By Jacob Stockinger
Classical music has always seemed such a profoundly sympathetic or empathetic form of art that it comes as no surprise to The Ear that many individuals and ensembles are coming to the aid of a disaster-sticken Japan.
Last week, I told you about violinist Hilary Hahn.
Now there are more, and I expect even more to follow suit in the coming days, weeks and months.
ITEM: Classical music and Universal Classics have teamed up to release and soothing digital only recording that will benefit Japan’s Red Cross.

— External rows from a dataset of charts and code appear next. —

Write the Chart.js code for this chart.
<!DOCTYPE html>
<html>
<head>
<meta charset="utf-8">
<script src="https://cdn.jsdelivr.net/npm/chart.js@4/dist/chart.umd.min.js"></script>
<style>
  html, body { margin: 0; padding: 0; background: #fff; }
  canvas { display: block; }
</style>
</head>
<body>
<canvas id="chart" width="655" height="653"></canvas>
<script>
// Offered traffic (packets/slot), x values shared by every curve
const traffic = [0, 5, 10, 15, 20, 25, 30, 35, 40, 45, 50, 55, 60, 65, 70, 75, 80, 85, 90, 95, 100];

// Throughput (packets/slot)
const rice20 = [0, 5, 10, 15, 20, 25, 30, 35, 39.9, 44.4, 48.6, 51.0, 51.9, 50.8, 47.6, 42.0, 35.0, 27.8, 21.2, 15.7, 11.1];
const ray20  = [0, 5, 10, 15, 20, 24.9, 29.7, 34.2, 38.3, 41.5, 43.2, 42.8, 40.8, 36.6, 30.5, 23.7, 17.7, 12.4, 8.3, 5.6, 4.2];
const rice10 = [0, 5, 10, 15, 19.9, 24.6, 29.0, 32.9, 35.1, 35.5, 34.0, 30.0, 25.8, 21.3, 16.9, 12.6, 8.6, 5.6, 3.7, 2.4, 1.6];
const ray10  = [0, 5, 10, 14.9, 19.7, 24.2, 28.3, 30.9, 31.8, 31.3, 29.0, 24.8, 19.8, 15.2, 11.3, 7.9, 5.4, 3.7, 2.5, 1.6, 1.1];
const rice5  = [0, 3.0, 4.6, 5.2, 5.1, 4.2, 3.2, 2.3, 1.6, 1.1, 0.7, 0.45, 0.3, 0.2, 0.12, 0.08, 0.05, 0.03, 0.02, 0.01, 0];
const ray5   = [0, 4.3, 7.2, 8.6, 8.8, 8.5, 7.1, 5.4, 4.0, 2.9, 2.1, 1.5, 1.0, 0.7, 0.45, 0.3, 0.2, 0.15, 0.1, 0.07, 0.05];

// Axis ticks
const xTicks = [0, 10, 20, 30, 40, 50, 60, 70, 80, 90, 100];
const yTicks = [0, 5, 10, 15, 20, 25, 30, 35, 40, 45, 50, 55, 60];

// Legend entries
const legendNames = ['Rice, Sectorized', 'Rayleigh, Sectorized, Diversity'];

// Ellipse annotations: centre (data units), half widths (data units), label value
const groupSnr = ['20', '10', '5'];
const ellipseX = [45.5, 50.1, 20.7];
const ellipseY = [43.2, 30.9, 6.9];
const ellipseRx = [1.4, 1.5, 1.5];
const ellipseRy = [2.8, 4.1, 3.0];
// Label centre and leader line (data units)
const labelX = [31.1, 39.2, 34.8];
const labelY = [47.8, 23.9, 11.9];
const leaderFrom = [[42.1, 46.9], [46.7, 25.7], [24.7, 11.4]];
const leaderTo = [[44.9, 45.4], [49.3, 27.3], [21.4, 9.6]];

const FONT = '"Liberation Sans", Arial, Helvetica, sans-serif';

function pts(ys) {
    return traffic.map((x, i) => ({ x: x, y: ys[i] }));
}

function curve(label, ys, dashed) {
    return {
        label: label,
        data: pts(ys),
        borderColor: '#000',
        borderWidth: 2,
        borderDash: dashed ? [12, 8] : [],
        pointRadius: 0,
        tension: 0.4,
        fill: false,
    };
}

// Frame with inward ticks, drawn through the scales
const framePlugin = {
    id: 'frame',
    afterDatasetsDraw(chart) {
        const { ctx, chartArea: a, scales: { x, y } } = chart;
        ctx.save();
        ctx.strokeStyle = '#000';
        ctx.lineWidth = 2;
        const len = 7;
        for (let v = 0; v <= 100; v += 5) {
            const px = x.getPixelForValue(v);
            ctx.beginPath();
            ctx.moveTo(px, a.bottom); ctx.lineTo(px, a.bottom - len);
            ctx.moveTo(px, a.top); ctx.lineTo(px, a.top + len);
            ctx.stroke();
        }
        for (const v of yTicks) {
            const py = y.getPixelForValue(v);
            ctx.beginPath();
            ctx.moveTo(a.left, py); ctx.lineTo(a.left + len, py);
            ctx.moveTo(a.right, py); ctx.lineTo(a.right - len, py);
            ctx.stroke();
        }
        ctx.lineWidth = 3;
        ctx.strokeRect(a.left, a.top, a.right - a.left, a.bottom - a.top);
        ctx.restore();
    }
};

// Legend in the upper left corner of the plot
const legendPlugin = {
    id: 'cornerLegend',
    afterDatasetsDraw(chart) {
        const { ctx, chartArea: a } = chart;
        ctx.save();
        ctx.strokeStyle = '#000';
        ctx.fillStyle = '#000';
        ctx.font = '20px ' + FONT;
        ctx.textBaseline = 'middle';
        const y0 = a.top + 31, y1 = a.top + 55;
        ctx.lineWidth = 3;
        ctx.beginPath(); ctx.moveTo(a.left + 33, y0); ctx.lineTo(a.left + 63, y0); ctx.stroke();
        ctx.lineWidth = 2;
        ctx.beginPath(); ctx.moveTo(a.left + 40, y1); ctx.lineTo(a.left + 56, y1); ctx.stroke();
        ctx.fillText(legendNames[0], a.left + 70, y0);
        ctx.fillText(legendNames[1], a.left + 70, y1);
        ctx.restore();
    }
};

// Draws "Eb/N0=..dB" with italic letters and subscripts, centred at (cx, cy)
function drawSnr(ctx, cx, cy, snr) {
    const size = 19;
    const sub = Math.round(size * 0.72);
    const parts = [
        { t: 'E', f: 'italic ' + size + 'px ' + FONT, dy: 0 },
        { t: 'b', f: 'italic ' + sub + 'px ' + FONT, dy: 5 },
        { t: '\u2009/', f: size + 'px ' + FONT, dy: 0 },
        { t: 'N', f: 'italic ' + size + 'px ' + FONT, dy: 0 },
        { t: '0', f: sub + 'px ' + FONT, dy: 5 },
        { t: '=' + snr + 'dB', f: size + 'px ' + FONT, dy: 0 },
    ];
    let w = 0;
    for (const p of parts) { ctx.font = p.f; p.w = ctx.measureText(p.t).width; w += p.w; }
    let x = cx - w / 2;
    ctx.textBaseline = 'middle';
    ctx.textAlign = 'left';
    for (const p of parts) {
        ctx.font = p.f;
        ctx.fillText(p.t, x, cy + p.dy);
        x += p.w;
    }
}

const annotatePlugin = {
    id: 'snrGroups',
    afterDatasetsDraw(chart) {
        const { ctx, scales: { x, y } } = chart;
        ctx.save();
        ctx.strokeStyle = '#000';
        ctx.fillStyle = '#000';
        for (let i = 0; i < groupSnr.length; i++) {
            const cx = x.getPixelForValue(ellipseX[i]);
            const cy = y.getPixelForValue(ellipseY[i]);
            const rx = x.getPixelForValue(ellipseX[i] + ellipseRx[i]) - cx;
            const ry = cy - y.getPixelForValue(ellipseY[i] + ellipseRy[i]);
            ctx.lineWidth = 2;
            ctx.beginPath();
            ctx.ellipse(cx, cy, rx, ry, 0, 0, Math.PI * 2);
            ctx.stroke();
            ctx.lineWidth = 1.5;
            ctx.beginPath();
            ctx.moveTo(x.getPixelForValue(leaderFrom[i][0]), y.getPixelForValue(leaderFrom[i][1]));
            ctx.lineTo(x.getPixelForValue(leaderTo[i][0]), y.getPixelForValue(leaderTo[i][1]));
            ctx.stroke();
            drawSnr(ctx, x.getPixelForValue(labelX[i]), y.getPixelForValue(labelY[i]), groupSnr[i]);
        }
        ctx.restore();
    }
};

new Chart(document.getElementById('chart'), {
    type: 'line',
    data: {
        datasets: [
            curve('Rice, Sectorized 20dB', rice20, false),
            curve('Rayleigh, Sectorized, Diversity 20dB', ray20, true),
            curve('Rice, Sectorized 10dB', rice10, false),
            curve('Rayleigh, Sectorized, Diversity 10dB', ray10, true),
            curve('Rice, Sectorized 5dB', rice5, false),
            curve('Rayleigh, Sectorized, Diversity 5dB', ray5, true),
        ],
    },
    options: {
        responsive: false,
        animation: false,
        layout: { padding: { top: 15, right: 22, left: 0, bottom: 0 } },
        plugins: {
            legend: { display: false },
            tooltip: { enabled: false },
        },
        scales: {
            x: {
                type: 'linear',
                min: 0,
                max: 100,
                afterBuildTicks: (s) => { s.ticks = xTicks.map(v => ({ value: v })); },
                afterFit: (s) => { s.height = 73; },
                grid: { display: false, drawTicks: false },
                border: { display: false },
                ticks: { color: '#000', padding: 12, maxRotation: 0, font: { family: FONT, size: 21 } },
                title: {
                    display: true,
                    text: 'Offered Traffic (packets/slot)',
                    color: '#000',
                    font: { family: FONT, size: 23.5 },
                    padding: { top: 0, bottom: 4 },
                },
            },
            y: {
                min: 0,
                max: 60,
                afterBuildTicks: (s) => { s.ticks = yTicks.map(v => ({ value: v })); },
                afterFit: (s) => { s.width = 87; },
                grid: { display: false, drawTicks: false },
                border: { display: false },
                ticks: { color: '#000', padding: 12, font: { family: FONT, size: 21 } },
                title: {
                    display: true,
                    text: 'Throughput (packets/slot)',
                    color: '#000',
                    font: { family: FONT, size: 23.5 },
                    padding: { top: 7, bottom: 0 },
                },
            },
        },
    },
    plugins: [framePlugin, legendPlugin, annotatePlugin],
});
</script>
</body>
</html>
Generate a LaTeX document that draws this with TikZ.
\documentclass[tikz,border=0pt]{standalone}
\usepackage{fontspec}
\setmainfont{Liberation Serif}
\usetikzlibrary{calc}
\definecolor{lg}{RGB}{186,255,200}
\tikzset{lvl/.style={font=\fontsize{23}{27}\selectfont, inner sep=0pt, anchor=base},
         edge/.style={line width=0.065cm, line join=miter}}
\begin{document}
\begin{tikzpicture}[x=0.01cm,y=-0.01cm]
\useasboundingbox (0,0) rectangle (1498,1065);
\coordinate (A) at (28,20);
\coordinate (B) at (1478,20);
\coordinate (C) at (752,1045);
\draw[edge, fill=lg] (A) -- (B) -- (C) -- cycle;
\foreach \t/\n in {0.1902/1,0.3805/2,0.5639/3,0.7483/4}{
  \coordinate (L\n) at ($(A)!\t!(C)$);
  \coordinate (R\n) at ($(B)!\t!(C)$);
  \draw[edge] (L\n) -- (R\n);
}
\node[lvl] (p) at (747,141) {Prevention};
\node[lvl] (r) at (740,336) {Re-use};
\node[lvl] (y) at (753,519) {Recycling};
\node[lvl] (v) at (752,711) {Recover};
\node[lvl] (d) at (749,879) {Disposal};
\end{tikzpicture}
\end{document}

See the pieces and the performers:
ITEM: Two major orchestras and maestros in Berlin – under Sir Simon Rattle and Daniel Barenboim – team up on the same stage on the same night to perform a benefit concert for UNICEF in Japan:
http://www.gramophone.co.uk/classical-music-news/a-unique-concert-for-japan
ITEM: Chicago Symphony Orchestra maestro Riccardo Muti is recovered, healthy and back in form and eager to get to work in Chicago:
ITEM: Some renewed wars for artists shifting labels seems to The Ear to suggest a renewed vitality to the commercial side of the classical music scene as the venerable yellow label Deutsche Grammophon and EMI lose two big ones – the Emerson String Quartet and pianist Leif Ove Andsnes – to Sony Classical.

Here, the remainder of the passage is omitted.